*TASK TO COMPLETE*: Reproduce nothing but the lines from the start of the material through the line that includes "from matplotlib.ticker import", both ends included, and omit every picture.

*SUPPLIED INFORMATION*:
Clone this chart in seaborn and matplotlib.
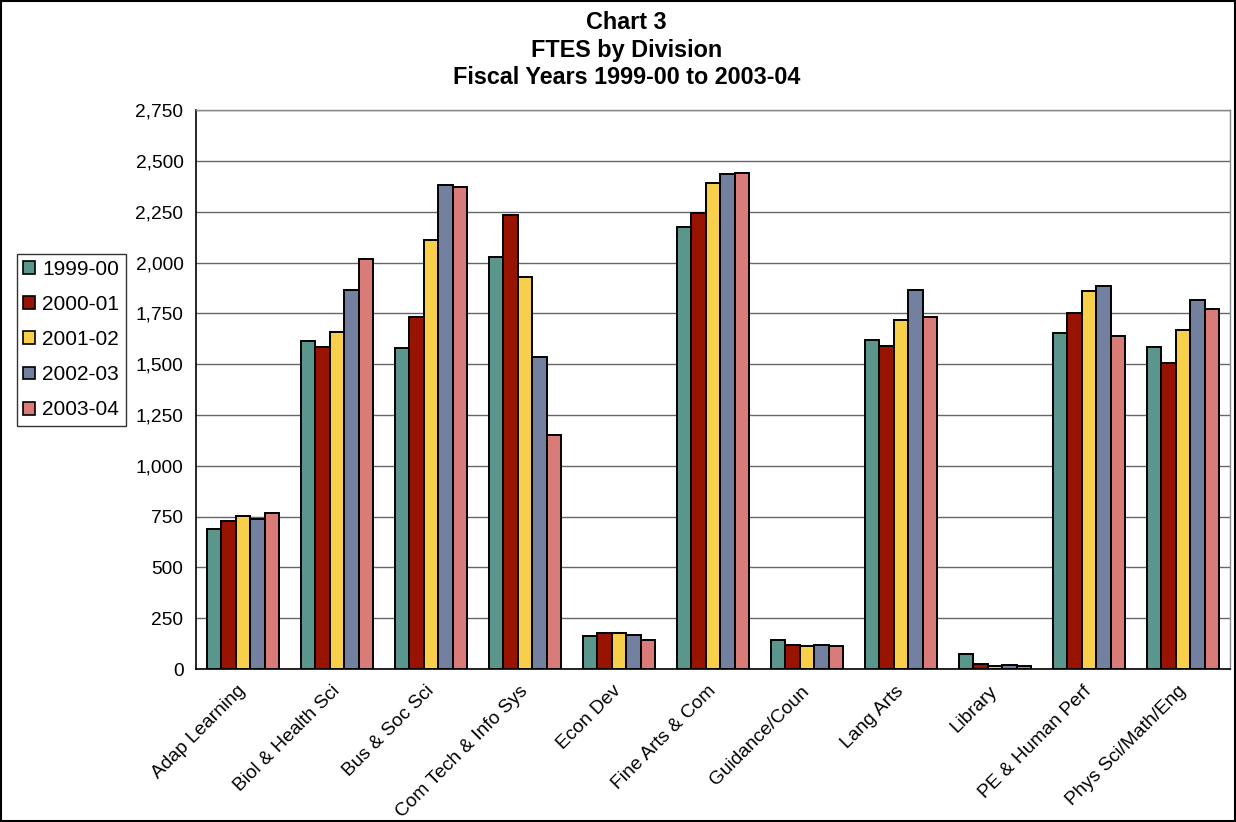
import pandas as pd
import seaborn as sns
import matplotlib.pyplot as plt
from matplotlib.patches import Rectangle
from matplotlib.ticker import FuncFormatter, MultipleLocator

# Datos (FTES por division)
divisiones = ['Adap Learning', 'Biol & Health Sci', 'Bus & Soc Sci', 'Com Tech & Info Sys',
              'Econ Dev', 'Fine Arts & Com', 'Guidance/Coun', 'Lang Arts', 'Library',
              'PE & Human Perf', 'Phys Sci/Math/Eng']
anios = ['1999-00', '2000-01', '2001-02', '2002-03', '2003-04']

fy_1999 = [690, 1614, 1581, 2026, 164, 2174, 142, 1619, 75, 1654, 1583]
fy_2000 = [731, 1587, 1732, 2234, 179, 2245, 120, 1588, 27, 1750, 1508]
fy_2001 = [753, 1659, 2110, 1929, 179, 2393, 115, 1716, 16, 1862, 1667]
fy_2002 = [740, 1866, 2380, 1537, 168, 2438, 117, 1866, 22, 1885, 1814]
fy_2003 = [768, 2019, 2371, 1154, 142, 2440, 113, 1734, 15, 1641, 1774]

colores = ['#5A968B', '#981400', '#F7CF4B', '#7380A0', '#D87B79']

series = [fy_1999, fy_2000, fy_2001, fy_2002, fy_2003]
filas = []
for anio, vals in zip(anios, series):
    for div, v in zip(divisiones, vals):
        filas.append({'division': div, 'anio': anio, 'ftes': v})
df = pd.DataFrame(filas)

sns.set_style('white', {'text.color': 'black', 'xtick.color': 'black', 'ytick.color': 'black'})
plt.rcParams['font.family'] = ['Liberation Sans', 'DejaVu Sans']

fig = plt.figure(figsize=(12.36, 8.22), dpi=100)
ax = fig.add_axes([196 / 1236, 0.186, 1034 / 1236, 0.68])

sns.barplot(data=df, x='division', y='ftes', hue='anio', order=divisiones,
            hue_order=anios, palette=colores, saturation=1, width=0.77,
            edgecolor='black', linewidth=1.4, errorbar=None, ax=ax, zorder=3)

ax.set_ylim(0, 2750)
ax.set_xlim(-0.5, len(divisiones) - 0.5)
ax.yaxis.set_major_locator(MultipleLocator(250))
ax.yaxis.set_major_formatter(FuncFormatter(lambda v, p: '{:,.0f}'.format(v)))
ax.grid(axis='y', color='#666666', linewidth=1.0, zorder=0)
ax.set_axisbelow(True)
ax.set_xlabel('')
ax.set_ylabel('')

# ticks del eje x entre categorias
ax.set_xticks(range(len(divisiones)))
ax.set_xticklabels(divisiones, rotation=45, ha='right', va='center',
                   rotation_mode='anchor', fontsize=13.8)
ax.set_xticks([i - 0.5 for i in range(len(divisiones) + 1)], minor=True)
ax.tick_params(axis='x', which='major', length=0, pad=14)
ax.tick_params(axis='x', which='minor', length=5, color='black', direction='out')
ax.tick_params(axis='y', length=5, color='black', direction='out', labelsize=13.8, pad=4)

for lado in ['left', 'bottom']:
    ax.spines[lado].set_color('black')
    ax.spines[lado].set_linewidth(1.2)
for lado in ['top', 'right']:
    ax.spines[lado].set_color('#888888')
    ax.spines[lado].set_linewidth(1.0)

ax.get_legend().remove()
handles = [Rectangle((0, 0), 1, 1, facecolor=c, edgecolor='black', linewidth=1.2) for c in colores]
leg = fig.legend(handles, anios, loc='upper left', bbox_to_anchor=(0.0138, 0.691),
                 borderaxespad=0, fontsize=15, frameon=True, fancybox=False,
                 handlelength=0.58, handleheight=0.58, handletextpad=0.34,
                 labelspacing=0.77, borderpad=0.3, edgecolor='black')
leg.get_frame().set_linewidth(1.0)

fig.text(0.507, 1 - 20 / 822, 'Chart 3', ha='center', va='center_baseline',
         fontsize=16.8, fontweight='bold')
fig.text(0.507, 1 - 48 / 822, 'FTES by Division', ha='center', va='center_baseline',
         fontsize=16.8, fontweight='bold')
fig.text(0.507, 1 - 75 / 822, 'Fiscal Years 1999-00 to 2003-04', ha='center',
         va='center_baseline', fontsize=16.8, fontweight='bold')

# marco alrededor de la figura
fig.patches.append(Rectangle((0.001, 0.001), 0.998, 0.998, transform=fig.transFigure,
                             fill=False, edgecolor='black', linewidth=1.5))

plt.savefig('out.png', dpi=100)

*EXERCISE ANSWER*:
Clone this chart in seaborn and matplotlib.
import pandas as pd
import seaborn as sns
import matplotlib.pyplot as plt
from matplotlib.patches import Rectangle
from matplotlib.ticker import FuncFormatter, MultipleLocator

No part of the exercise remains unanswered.